Last week, Al Gore made a triumphant return to Washington, testifying in the US Congress for the first time since his film, An Inconvenient Truth, turned the man who was almost president into an Oscar-winning environmental saint. He is now reckoned by almost everybody to have been right all along, and his star turn could mark the moment when Congress gives up arguing about whether climate change is real, and starts arguing about how to handle it.

The affair was suitably raucous, with a burst of camera shutters punctuating the former vice-president's every gesture and scribbling journalists packed in so tight they had to keep their elbows in front of them. Looking solid but progressive in a blue-checked shirt and blue tie, Gore called on Congress to be bold on climate change. “There is a sense of hope in this country that this Congress will rise to the occasion,” he said. “We do not have time to play around with this.”

Gore also made specific recommendations for action, suggesting changes that are probably too bold for any sitting politician but that may expand the outer bounds of what is considered feasible. They included freezing emissions levels immediately, then reducing them by 90% by 2050; a carbon tax and a cap-and-trade scheme; bans on incandescent light bulbs and new coal plants that cannot be made to capture and store carbon; corporate disclosure of carbon emissions; and tougher mileage standards for cars.

The leading Republicans in the committees where he spoke kept up their increasingly surreal insistence that climate change isn't happening. Joe Barton of Texas in the House of Representatives and James Inhofe of Oklahoma in the Senate not only presented increasingly threadbare arguments against climate change, but seemed to be trying to take the lustre off the occasion by extensively negotiating how much time they would get to speak.

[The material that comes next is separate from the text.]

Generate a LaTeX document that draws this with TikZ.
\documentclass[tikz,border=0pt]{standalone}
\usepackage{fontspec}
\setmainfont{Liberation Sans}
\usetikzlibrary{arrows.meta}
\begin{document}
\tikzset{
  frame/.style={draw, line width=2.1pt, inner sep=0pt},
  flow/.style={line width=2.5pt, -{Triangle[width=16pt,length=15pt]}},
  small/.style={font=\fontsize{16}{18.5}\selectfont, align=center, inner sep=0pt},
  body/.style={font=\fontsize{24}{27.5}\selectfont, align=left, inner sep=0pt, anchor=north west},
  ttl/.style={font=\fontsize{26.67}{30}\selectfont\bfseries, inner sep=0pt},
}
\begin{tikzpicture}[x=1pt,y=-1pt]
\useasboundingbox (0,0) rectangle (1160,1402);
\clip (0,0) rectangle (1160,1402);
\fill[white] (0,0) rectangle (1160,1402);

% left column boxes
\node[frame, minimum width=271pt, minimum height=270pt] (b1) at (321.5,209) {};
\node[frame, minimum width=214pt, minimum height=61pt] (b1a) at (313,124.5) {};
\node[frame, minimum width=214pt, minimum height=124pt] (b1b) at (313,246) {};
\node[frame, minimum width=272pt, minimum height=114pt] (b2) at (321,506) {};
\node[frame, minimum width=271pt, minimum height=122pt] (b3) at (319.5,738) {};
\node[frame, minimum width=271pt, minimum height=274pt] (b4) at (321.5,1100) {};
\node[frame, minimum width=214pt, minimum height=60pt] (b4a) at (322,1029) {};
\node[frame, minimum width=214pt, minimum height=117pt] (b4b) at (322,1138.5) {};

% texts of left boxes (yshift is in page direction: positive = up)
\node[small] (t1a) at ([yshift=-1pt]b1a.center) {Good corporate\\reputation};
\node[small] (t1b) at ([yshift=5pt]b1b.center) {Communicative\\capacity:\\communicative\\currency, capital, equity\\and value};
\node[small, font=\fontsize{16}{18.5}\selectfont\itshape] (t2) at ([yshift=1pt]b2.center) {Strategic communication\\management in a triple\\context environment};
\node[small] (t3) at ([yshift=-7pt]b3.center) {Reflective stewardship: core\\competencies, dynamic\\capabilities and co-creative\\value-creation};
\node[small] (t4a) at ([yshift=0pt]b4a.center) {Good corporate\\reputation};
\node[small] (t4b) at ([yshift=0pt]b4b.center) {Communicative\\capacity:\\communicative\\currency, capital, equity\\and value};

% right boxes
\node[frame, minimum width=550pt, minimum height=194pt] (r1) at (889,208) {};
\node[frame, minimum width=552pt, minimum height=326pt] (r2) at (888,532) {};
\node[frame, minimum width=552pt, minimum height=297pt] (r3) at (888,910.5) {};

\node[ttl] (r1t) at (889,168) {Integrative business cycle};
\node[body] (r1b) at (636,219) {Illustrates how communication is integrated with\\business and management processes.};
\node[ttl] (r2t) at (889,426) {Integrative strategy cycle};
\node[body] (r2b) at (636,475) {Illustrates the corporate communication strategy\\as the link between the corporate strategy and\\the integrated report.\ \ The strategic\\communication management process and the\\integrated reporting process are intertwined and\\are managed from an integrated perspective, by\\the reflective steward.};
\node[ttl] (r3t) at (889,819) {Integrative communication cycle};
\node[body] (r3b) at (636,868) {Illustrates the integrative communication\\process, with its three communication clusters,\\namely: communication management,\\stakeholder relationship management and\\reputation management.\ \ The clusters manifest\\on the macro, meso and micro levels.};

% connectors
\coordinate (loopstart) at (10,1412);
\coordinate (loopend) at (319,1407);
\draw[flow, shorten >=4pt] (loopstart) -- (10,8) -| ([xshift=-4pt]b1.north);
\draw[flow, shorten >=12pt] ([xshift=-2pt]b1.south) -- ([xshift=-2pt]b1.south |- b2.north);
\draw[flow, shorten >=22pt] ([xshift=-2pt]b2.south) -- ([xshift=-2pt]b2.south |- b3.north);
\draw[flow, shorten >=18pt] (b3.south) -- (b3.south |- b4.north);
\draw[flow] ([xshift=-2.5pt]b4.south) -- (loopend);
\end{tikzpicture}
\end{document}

Inhofe was so determined to get his share of the time that he wanted Gore to respond to all his questions in writing only. He was overruled by Barbara Boxer, the Democrat senator from California who now runs what used to be Inhofe's committee in the Senate and clearly relishes it — at one point she brandished her gavel at him triumphantly. Gore responded to their questions with scientific lectures, deep sighs and offers of one-to-one tutoring in climate science.

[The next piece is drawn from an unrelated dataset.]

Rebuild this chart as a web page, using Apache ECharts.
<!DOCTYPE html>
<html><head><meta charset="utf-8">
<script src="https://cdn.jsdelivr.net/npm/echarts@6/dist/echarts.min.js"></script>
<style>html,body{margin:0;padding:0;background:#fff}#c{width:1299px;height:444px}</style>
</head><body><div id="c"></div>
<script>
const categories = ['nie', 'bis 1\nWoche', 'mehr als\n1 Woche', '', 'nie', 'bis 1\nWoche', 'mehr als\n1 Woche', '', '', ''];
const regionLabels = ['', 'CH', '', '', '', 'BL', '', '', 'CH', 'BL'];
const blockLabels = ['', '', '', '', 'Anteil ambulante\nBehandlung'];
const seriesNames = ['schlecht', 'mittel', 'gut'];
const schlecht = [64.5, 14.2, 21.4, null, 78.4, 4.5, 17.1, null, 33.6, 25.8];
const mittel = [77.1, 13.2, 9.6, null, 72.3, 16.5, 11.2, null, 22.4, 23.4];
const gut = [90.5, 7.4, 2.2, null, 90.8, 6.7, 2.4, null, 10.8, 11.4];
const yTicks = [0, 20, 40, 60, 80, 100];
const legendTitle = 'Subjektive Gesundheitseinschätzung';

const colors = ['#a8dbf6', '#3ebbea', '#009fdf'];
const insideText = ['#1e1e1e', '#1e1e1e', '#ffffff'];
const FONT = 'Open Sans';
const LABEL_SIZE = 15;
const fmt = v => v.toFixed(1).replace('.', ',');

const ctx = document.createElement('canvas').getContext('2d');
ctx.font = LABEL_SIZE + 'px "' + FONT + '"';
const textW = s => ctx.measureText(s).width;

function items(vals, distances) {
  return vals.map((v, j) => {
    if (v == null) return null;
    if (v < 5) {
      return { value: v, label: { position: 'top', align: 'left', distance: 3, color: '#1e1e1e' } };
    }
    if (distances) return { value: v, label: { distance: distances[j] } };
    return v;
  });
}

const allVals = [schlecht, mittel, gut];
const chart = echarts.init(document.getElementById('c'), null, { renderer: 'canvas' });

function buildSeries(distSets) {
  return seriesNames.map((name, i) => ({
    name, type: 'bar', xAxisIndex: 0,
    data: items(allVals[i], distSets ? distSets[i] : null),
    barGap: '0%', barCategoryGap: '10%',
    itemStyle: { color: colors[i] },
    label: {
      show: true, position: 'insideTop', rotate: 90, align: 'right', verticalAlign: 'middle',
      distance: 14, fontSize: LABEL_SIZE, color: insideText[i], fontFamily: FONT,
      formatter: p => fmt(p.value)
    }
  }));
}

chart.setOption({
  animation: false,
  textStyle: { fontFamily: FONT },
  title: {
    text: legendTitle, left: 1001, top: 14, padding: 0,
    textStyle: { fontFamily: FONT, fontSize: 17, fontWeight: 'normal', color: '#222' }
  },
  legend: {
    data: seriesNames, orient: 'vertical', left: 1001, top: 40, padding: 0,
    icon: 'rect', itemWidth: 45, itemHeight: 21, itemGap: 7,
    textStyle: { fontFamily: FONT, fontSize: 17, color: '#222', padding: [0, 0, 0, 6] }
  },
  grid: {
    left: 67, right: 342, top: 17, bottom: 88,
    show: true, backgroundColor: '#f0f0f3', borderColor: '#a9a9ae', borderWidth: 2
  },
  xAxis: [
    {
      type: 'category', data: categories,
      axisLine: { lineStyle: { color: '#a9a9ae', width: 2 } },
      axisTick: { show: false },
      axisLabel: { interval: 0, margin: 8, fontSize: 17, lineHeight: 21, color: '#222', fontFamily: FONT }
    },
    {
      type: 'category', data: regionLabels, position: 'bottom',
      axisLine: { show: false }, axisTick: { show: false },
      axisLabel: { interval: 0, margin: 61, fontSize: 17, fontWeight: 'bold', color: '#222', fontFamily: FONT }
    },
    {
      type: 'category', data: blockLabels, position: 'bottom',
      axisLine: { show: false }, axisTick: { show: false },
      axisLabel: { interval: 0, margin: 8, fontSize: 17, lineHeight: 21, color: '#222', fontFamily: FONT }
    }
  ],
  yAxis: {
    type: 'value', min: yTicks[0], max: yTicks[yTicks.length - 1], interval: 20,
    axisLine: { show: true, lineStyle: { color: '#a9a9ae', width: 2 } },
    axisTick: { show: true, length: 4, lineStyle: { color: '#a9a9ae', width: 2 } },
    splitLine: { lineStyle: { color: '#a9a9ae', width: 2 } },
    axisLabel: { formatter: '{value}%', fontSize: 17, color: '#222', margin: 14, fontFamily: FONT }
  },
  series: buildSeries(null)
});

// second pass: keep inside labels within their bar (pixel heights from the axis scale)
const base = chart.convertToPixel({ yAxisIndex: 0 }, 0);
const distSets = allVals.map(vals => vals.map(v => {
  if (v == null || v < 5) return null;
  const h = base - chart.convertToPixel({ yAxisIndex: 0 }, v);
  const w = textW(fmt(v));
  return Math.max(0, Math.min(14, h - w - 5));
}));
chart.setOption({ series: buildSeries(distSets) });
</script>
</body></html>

More productively, most Republicans asked Gore substantive questions about policy approaches, notably on the challenge of convincing China and India to act, and on the possibility of a renaissance for nuclear power (Gore is wary of it, being an ardent fan of distributed micro-generation). Some Republicans seemed willing to make it their issue too. Republican stalwart Senator John Warner of Virginia said: “I am prepared to fight with you on this.” In the House, Bob Inglis of South Carolina framed it as a Christian issue and said that efforts should be made to cut down emissions even without China and India because “you teach your children to do the right thing, even if no one is looking”.

In the metro system beneath the Capitol complex, Boxer said that Gore was pleased with the Republican response. As she chatted with reporters, Gore dashed to an adjoining carriage. As the doors threatened to close on him, a Capitol worker reached out and held the door for him. Boxer watched in astonishment. “I've never seen them do that for anyone before,” she said.

It was all good theatre, but the high jinks of the climate-change sceptics already seem outdated, and many in their own party are starting to ignore them with the serene expression seen on the faces of parents when their children throw a temper tantrum in public. This is the duty of all sensible politicians as they move forward on climate-change policy. The naysayers should be indulged no longer.